В письме от Терезы, которое Райан получил, все происходящие в монарших семьях Государства перемены объяснялись единственной причиной: того хотят боги.
Заканчивался первый зимний месяц. Райан томился в ВГ/18-6-12-1, расположенном у бурной реки Химс.
С Большой воды ветры несли холод, метели вихрились в бесноватых танцах; младший Вессель большую часть времени проводил в выделенном ему в военном городке кабинете за изучением присланной отцом документации. Свободное время тратил на чтение книг, что доставляли от Терезы. Заняться особо было нечем: до ближайшего населенного пункта пришлось бы ехать по непогоде несколько часов через густые леса…
Да и обязанности по расквартированию воинских частей с Райана не спадали. Ежедневно он оказывался заслан то в складскую зону, то в казарменную, то в хозяйственную; к тому же Вессель попал как раз на период проходящей раз в два года полной инвентаризации зданий и сооружений, медицинских боксов, пунктов технического обслуживания… От посещения контрольно-технических пунктов становилось уже плохо, и Райан бежал в полуистлевшие страницы архаичных верований, пытаясь самому себе объяснять, как удалось столь разрозненные в далеком прошлом королевства объединить в единое Государство. Пожалуй, он даже вполне мог бы стать Послом Небесным – да только три монаршие семьи никогда не претендовали на троны чужой фамилии.
В единстве ключ к бессмертию.
Райан смотрел на свой серебристый меч. Его элегантную, чуть изогнутую рукоять украшали инкрустации из драгоценных камней, формирующих узор, отдаленно похожий на венок покори.
За окном белым-бело от снега. Блестящая черная машина, остановившаяся на плацу, привлекла внимание сразу. Райан выпрямился, откладывая письмо в сторону – сердце его пропустило от волнения удар, улыбка тронула губы, – и смотрел, как дверь водителя отодвинулась наружу и поднялась вверх.
Дежурившие на посту сорвались встречать внезапного гостя, прибывшего без предупреждения и, судя по всему, безо всякой охраны.
Дэвид Вессель же ловко вышел из машины, выпуская сигаретный дым и оправляя декоративную шубу, накинутую поверх верхней одежды. Словно герой глянцевого журнала. Райан даже из окна видел экстравагантный, но добротный костюм брата. Пальто из мягкой кожи серого цвета. Безразмерная шуба с длинным ворсом и с множеством чередующихся меховых вставок. Райан не смог сдержать улыбки, поднялся с кресла неосознанно.
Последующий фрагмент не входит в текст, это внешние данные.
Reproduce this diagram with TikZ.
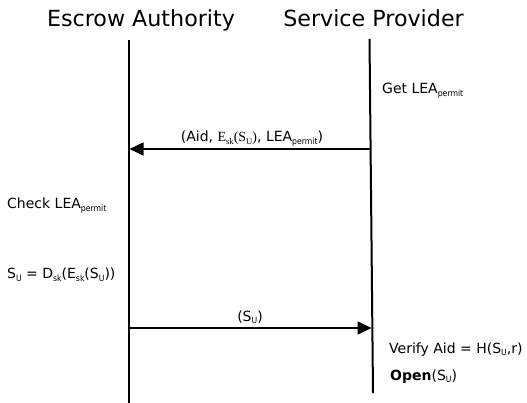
\documentclass[tikz,border=0pt]{standalone}
\usepackage{fontspec}
\setmainfont{DejaVu Sans}
\newfontfamily\tnr{Liberation Serif}
\newfontfamily\cnd{DejaVu Sans Condensed}
\usetikzlibrary{arrows.meta}
\newcommand{\sbs}[1]{\raisebox{-0.2em}{\cnd\fontsize{8.6}{9}\selectfont #1}}
\newcommand{\sbsr}[1]{\raisebox{-0.2em}{\fontsize{8.6}{9}\selectfont #1}}
\begin{document}
\begin{tikzpicture}[x=1pt,y=-1pt,
  lifeline/.style={line width=2pt},
  msg/.style={line width=1.6pt,-{Triangle[length=14pt,width=13pt]}},
  title/.style={font=\fontsize{22.2}{24}\selectfont, inner sep=0, anchor=base},
  note/.style={font=\fontsize{14}{16}\selectfont, anchor=base west, inner sep=0},
  lbl/.style={font=\fontsize{14}{16}\selectfont, inner sep=0, anchor=base}]
\useasboundingbox (0,0) rectangle (527,403);
\node[title] (ea) at (141,27) {Escrow Authority};
\node[title] (sp) at (373.5,27) {Service Provider};
\coordinate (eat) at (128.5,40);
\coordinate (eab) at (128.5,403);
\coordinate (spt) at (369.5,39);
\coordinate (spb) at (373,393);
\draw[lifeline] (eat) -- (eab);
\draw[lifeline] (spt) -- (spb);
\coordinate (m1s) at (370.6,149);
\coordinate (m1e) at (129.5,149);
\coordinate (m2s) at (129.5,328);
\coordinate (m2e) at (371.5,328);
\draw[msg] (m1s) -- (m1e);
\draw[msg] (m2s) -- (m2e);
\node[lbl] (l1) at (252,142) {(Aid, {\tnr E\sbsr{sk}(S\sbsr{U})}, LEA\sbs{permit})};
\node[lbl] (l2) at (250,321) {(S\sbs{U})};
\node[note] (n1) at (382,94) {Get LEA\sbs{permit}};
\node[note] (n2) at (7,209) {Check LEA\sbs{permit}};
\node[note] (n3) at (7,279) {S\sbs{U} = D\sbs{sk}(E\sbs{sk}(S\sbs{U}))};
\node[note] (n4) at (389,353) {Verify Aid = H(S\sbs{U},r)};
\node[note] (n5) at (390,380) {\textbf{Open}(S\sbs{U})};
\end{tikzpicture}
\end{document}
Он скучал. Внезапно осознал, насколько сильно соскучился по дому, по братьям, по шебутной Шонни. По величавой матери и величественному Дамиру, больше монарху, чем отцу, ибо пропадал тот постоянно в Резиденции Трех… Дэвид отмахнулся от встречающих, кинул ключи от машины одному из постовых. Тряхнул выгоревшими на солнце волосами и скрылся в дверях здания.
Райан, первые мгновения потерявший реальность происходящего, тут же сорвался с места: убрать на столе, включить чайник, по-хорошему нужно вызвать адъютанта и попросить накрыть стол… Но через минуту дверь с шумом распахнулась, и Дэвид, отряхивая снег с волос, вошел в кабинет:
– Рай! – звучный голос брата спугнул тишину. – Ну, здравствуй, засранец! Свалил на службу, сбросил на наши плечи светские рауты!